DATA FOR THE TASK
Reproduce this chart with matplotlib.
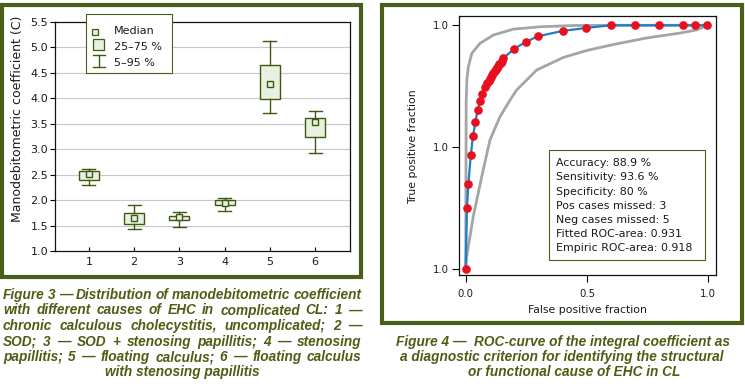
import matplotlib
matplotlib.use("Agg")
import matplotlib.pyplot as plt
from matplotlib.patches import Rectangle

# ---------------- data ----------------
groups = ["1", "2", "3", "4", "5", "6"]
whisker_low = [2.30, 1.43, 1.47, 1.79, 3.71, 2.93]
q1 = [2.39, 1.53, 1.61, 1.90, 3.98, 3.25]
median = [2.52, 1.65, 1.66, 1.95, 4.29, 3.54]
q3 = [2.57, 1.75, 1.69, 2.00, 4.65, 3.61]
whisker_high = [2.61, 1.90, 1.77, 2.04, 5.12, 3.76]
left_yticks = [1.0, 1.5, 2.0, 2.5, 3.0, 3.5, 4.0, 4.5, 5.0, 5.5]

roc_fpr = [0, 0.005, 0.011, 0.021, 0.030, 0.040, 0.049, 0.059, 0.069, 0.080,
           0.089, 0.094, 0.099, 0.104, 0.109, 0.114, 0.119, 0.124, 0.129, 0.134,
           0.139, 0.144, 0.149, 0.154, 0.199, 0.248, 0.298, 0.400, 0.496, 0.598,
           0.699, 0.797, 0.897, 0.946, 0.994]
roc_tpr = [0, 0.251, 0.350, 0.468, 0.547, 0.603, 0.652, 0.688, 0.717, 0.746,
           0.765, 0.773, 0.781, 0.789, 0.797, 0.805, 0.812, 0.819, 0.826, 0.833,
           0.840, 0.847, 0.855, 0.864, 0.903, 0.932, 0.955, 0.977, 0.989, 1.0,
           1.0, 1.0, 1.0, 1.0, 1.0]
upper_fpr = [0, 0.001, 0.002, 0.005, 0.011, 0.025, 0.059, 0.114, 0.196, 0.307, 0.442, 0.6, 1.0]
upper_tpr = [0, 0.35, 0.69, 0.78, 0.83, 0.885, 0.926, 0.960, 0.984, 0.994, 0.999, 1.0, 1.0]
lower_fpr = [0, 0.004, 0.031, 0.066, 0.100, 0.141, 0.183, 0.21, 0.293, 0.402, 0.50,
             0.608, 0.746, 0.883, 0.952, 0.985, 1.0]
lower_tpr = [0, 0.052, 0.216, 0.380, 0.530, 0.625, 0.694, 0.735, 0.817, 0.868, 0.897,
             0.921, 0.948, 0.968, 0.981, 0.995, 1.0]
roc_xticks = [0.0, 0.5, 1.0]
roc_xticklabels = ["0.0", "0.5", "1.0"]
roc_yticks = [0.0, 0.5, 1.0]
roc_yticklabels = ["1.0", "1.0", "1.0"]

stats_lines = ["Accuracy: 88.9 %", "Sensitivity: 93.6 %", "Specificity: 80 %",
               "Pos cases missed: 3", "Neg cases missed: 5",
               "Fitted ROC-area: 0.931", "Empiric ROC-area: 0.918"]

caption_left = ["Figure 3 — Distribution of manodebitometric coefficient",
                "with different causes of EHC in complicated CL: 1 —",
                "chronic calculous cholecystitis, uncomplicated; 2 —",
                "SOD; 3 — SOD + stenosing papillitis; 4 — stenosing",
                "papillitis; 5 — floating calculus; 6 — floating calculus",
                "with stenosing papillitis"]
caption_right = ["Figure 4 —  ROC-curve of the integral coefficient as",
                 "a diagnostic criterion for identifying the structural",
                 "or functional cause of EHC in CL"]

# ---------------- style ----------------
OLIVE = "#4a5e1a"
CAP = "#4f5c14"
BOX_EDGE = "#3f5a10"
BOX_FACE = "#e8f0e2"
TXT = "#1a1a1a"
W, H = 745, 386
fig = plt.figure(figsize=(W / 100, H / 100), dpi=100)
fig.patch.set_facecolor("white")

def fr(x0, y0, x1, y1):
    return [x0 / W, 1 - y1 / H, (x1 - x0) / W, (y1 - y0) / H]

# ---------------- left: box plot ----------------
ax = fig.add_axes(fr(55, 22, 350, 251))
positions = list(range(1, len(groups) + 1))
bstats = []
for i in range(len(groups)):
    bstats.append(dict(med=median[i], q1=q1[i], q3=q3[i],
                       whislo=whisker_low[i], whishi=whisker_high[i], fliers=[]))
ax.bxp(bstats, positions=positions, widths=0.44, capwidths=0.29, patch_artist=True,
       showfliers=False,
       boxprops=dict(facecolor=BOX_FACE, edgecolor=BOX_EDGE, linewidth=1.0),
       whiskerprops=dict(color=BOX_EDGE, linewidth=1.0),
       capprops=dict(color=BOX_EDGE, linewidth=1.0),
       medianprops=dict(linestyle="none"), zorder=3)
ax.plot(positions, median, linestyle="none", marker="s", markersize=4.3,
        markerfacecolor=BOX_FACE, markeredgecolor=BOX_EDGE, markeredgewidth=1.0, zorder=4)
ax.set_xlim(0.25, 6.77)
ax.set_ylim(1.0, 5.5)
ax.set_xticks(positions)
ax.set_xticklabels(groups)
ax.set_yticks(left_yticks)
ax.set_yticklabels([f"{v:.1f}" for v in left_yticks])
for v in left_yticks[1:-1]:
    ax.axhline(v, color="#c8c8c8", linewidth=0.8, zorder=1)
ax.tick_params(axis="y", direction="out", length=3.6, width=0.8, pad=1.3,
               labelsize=8, labelcolor=TXT)
ax.tick_params(axis="x", direction="in", length=3, width=0.8, pad=4.5,
               labelsize=8, labelcolor=TXT)
for s in ax.spines.values():
    s.set_linewidth(0.9)
    s.set_color("#111111")
ax.set_ylabel("Manodebitometric coefficient (C)", fontsize=9, color=TXT)
ax.yaxis.set_label_coords((17.3 - 55) / 295, (251 - 119) / 229)
ax.yaxis.label.set_verticalalignment("center")

# ---------------- right: ROC ----------------
ax2 = fig.add_axes(fr(459.3, 16, 715.7, 275))
ax2.plot(upper_fpr, upper_tpr, color="#a5a5a5", linewidth=2.0, solid_capstyle="round", zorder=2)
ax2.plot(lower_fpr, lower_tpr, color="#a5a5a5", linewidth=2.0, solid_capstyle="round", zorder=2)
ax2.plot(roc_fpr, roc_tpr, color="#1a7fc8", linewidth=1.6, zorder=3)
ax2.plot(roc_fpr, roc_tpr, linestyle="none", marker="o", markersize=5.2,
         markerfacecolor="#e8101e", markeredgecolor="#e8101e", zorder=4)
ax2.set_xlim(-0.0264, 1.0305)
ax2.set_ylim(-0.023, 1.038)
ax2.set_xticks(roc_xticks)
ax2.set_xticklabels(roc_xticklabels)
ax2.set_yticks(roc_yticks)
ax2.set_yticklabels(roc_yticklabels)
ax2.tick_params(axis="both", direction="out", length=5, width=0.8, labelsize=7.3,
                labelcolor=TXT)
ax2.tick_params(axis="x", pad=5)
ax2.tick_params(axis="y", pad=2.8)
for s in ax2.spines.values():
    s.set_linewidth(0.9)
    s.set_color("#111111")
ax2.set_xlabel("False positive fraction", fontsize=7.8, color=TXT)
ax2.xaxis.set_label_coords(0.5, (275 - 310) / 259)
ax2.xaxis.label.set_verticalalignment("center")
ax2.set_ylabel("True positive fraction", fontsize=7.8, color=TXT)
ax2.yaxis.set_label_coords((413.3 - 459.3) / 256.4, (275 - 146.7) / 259)
ax2.yaxis.label.set_verticalalignment("center")

# ---------------- overlay in pixel coords ----------------
ov = fig.add_axes([0, 0, 1, 1], zorder=10)
ov.set_xlim(0, W)
ov.set_ylim(H, 0)
ov.axis("off")
ov.patch.set_visible(False)

# frames
ov.add_patch(Rectangle((1.8, 4.7), 359.5, 272.5, fill=False, edgecolor=OLIVE, linewidth=3.0))
ov.add_patch(Rectangle((382.0, 4.7), 360.0, 318.3, fill=False, edgecolor=OLIVE, linewidth=3.0))

# legend (left)
ov.add_patch(Rectangle((86, 14), 85.5, 59.3, facecolor="white", edgecolor=OLIVE, linewidth=0.8))
ov.add_patch(Rectangle((92.2, 28.7), 6, 6, facecolor=BOX_FACE, edgecolor=BOX_EDGE, linewidth=0.9))
ov.add_patch(Rectangle((92.8, 38.6), 11.2, 11.2, facecolor=BOX_FACE, edgecolor=BOX_EDGE, linewidth=0.9))
ov.plot([98.6, 98.6], [55.0, 67.3], color=BOX_EDGE, linewidth=1.0)
ov.plot([92.8, 104.6], [55.0, 55.0], color=BOX_EDGE, linewidth=1.0)
ov.plot([92.8, 104.6], [67.3, 67.3], color=BOX_EDGE, linewidth=1.0)
for txt, yy in zip(["Median", "25–75 %", "5–95 %"], [30.7, 46.7, 63.3]):
    ov.text(114.3, yy, txt, fontsize=8, color=TXT, va="center", ha="left")

# stats box (right)
ov.add_patch(Rectangle((549, 150), 156, 110, facecolor="white", edgecolor=OLIVE, linewidth=0.8))
for i, line in enumerate(stats_lines):
    ov.text(556, 163.3 + i * 14.17, line, fontsize=7.9, color=TXT, va="center", ha="left")

# captions
cap_font = dict(fontsize=9.85, fontweight="bold", fontstyle="italic", color=CAP,
                family=["Liberation Sans", "DejaVu Sans"])
renderer = fig.canvas.get_renderer()

def width_px(s):
    t = ov.text(0, 0, s, **cap_font)
    w = t.get_window_extent(renderer=renderer).width
    t.remove()
    return w

x_left, x_right = 3.0, 361.5
ys = [295, 310.5, 326, 341.7, 357, 371.7]
for k, (line, yy) in enumerate(zip(caption_left, ys)):
    if k == len(caption_left) - 1:
        ov.text((x_left + x_right) / 2, yy, line, ha="center", va="center", **cap_font)
        continue
    words = line.split(" ")
    wws = [width_px(wd) for wd in words]
    gap = (x_right - x_left - sum(wws)) / (len(words) - 1)
    xx = x_left
    for wd, ww in zip(words, wws):
        ov.text(xx, yy, wd, ha="left", va="center", **cap_font)
        xx += ww + gap

for line, yy, xc in zip(caption_right, [341.7, 357, 371.7], [562.5, 562.0, 574.0]):
    ov.text(xc, yy, line, ha="center", va="center", **cap_font)

fig.savefig("out.png", dpi=100)
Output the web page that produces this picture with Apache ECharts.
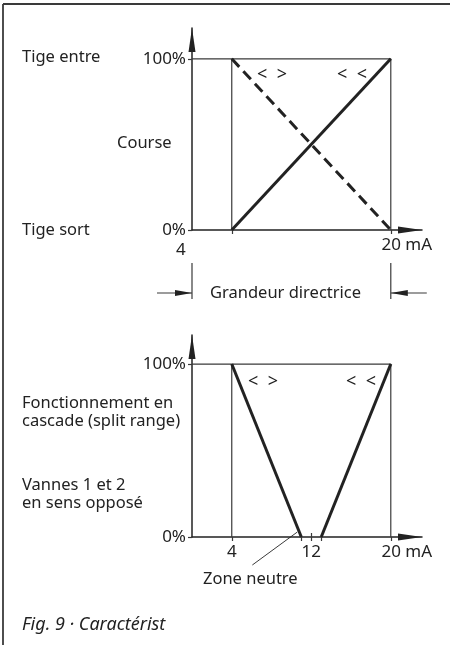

GIVEN PROBLEM
Return only the lines running from the start of the entries above to the line that contains "4.5, 5.0, 5.5]", inclusive, and omit every picture.

RESPONSE BELOW
Reproduce this chart with matplotlib.
import matplotlib
matplotlib.use("Agg")
import matplotlib.pyplot as plt
from matplotlib.patches import Rectangle

# ---------------- data ----------------
groups = ["1", "2", "3", "4", "5", "6"]
whisker_low = [2.30, 1.43, 1.47, 1.79, 3.71, 2.93]
q1 = [2.39, 1.53, 1.61, 1.90, 3.98, 3.25]
median = [2.52, 1.65, 1.66, 1.95, 4.29, 3.54]
q3 = [2.57, 1.75, 1.69, 2.00, 4.65, 3.61]
whisker_high = [2.61, 1.90, 1.77, 2.04, 5.12, 3.76]
left_yticks = [1.0, 1.5, 2.0, 2.5, 3.0, 3.5, 4.0, 4.5, 5.0, 5.5]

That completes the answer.